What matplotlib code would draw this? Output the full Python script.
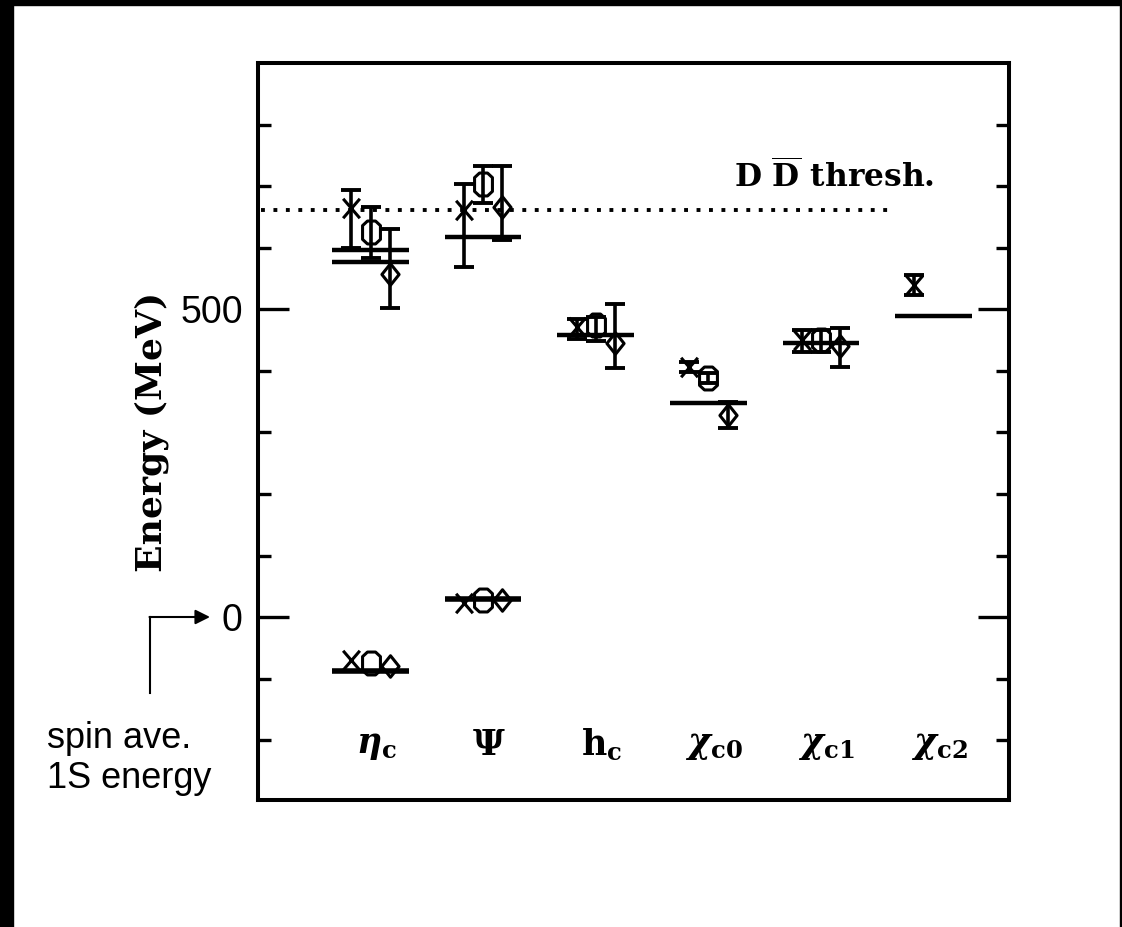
◆ ◆ ◆ ◆
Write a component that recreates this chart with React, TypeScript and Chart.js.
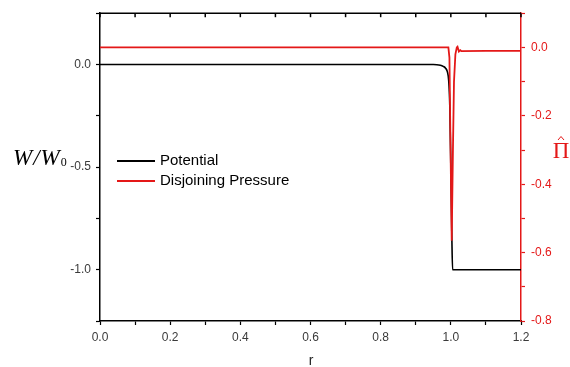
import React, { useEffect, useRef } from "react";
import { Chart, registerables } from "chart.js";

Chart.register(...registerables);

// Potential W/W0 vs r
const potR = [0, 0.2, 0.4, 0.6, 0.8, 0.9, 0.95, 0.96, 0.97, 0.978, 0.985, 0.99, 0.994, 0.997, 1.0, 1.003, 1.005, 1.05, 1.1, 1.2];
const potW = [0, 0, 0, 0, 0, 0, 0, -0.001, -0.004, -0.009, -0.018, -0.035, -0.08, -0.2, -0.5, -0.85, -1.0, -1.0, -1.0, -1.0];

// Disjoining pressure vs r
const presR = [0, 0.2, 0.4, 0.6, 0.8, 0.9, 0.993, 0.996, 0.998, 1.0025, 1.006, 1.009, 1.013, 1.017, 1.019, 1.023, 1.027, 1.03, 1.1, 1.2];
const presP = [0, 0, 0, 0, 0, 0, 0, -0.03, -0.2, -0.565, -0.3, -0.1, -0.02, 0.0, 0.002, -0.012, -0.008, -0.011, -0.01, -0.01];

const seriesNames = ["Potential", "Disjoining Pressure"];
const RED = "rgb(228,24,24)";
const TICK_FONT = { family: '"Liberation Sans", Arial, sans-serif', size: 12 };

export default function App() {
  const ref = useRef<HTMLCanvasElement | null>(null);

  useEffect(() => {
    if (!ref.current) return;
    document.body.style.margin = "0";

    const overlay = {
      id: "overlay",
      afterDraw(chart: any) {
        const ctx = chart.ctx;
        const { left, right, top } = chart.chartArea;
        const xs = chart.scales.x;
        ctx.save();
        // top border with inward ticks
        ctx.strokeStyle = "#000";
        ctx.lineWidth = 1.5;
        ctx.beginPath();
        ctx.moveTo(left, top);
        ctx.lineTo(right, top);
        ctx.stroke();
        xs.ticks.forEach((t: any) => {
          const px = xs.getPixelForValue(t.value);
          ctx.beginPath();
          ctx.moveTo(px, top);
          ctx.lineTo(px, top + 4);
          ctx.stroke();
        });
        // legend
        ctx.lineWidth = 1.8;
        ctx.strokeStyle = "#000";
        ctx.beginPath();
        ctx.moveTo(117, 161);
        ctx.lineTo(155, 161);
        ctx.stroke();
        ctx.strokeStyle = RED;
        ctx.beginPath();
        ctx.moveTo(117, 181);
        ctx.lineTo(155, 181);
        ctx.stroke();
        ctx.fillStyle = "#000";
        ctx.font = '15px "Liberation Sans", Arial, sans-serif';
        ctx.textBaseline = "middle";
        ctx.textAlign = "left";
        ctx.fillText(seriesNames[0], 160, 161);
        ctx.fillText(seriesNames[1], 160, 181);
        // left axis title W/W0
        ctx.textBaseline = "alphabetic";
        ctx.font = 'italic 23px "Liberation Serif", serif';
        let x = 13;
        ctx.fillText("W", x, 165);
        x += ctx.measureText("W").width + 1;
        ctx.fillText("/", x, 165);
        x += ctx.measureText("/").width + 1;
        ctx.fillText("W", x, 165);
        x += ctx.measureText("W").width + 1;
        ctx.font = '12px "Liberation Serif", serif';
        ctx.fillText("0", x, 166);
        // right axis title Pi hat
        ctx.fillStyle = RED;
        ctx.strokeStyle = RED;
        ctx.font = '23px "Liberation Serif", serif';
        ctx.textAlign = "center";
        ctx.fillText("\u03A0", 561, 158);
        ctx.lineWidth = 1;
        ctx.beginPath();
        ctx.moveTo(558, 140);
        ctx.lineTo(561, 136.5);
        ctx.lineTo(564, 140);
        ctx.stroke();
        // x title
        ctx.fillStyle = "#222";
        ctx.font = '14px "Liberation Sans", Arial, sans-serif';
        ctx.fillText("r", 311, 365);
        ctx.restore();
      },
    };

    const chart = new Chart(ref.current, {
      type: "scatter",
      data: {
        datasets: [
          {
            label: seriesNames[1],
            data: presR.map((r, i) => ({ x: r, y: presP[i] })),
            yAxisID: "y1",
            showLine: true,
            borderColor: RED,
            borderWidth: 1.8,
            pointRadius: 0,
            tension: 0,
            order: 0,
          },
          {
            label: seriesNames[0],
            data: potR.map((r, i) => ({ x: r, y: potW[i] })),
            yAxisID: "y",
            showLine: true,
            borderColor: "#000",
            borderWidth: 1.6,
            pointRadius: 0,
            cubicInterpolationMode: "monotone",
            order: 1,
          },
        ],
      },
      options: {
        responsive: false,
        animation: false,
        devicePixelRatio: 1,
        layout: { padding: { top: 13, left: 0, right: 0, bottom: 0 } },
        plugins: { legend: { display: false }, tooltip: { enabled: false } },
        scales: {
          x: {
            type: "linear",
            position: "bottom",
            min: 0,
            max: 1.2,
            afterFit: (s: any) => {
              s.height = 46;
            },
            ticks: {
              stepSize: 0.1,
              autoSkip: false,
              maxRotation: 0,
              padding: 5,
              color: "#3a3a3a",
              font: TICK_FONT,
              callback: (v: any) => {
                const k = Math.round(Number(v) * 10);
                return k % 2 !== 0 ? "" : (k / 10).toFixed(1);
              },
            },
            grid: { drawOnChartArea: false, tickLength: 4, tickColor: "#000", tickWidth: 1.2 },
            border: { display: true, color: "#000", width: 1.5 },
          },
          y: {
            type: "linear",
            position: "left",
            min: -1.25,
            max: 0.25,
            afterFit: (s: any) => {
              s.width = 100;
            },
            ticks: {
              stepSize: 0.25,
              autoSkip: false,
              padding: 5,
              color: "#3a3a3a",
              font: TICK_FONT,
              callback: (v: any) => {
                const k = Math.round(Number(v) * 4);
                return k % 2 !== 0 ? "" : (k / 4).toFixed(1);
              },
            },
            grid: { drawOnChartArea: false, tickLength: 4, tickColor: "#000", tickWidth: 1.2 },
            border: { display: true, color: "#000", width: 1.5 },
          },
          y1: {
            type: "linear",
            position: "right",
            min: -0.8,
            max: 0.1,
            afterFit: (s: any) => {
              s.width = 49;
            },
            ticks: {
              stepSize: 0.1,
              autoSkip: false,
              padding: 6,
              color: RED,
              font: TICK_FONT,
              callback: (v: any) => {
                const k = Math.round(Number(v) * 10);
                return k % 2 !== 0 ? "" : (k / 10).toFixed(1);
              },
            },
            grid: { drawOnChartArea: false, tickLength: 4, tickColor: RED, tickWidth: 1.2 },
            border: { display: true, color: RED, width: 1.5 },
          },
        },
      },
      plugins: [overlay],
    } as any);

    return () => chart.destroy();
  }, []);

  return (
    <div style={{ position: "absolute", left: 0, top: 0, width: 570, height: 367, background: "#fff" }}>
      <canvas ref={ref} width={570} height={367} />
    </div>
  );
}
◆ ◆ ◆ ◆
> _EXERCISE TASK_: Print out, exactly and with nothing added, the lines starting at the line holding "Write a component" and ending at the line holding "-1.0, -1.0, -1.0];", minus any pictures.

> _EXPECTED OUTPUT_:
Write a component that recreates this chart with React, TypeScript and Chart.js.
import React, { useEffect, useRef } from "react";
import { Chart, registerables } from "chart.js";

Chart.register(...registerables);

// Potential W/W0 vs r
const potR = [0, 0.2, 0.4, 0.6, 0.8, 0.9, 0.95, 0.96, 0.97, 0.978, 0.985, 0.99, 0.994, 0.997, 1.0, 1.003, 1.005, 1.05, 1.1, 1.2];
const potW = [0, 0, 0, 0, 0, 0, 0, -0.001, -0.004, -0.009, -0.018, -0.035, -0.08, -0.2, -0.5, -0.85, -1.0, -1.0, -1.0, -1.0];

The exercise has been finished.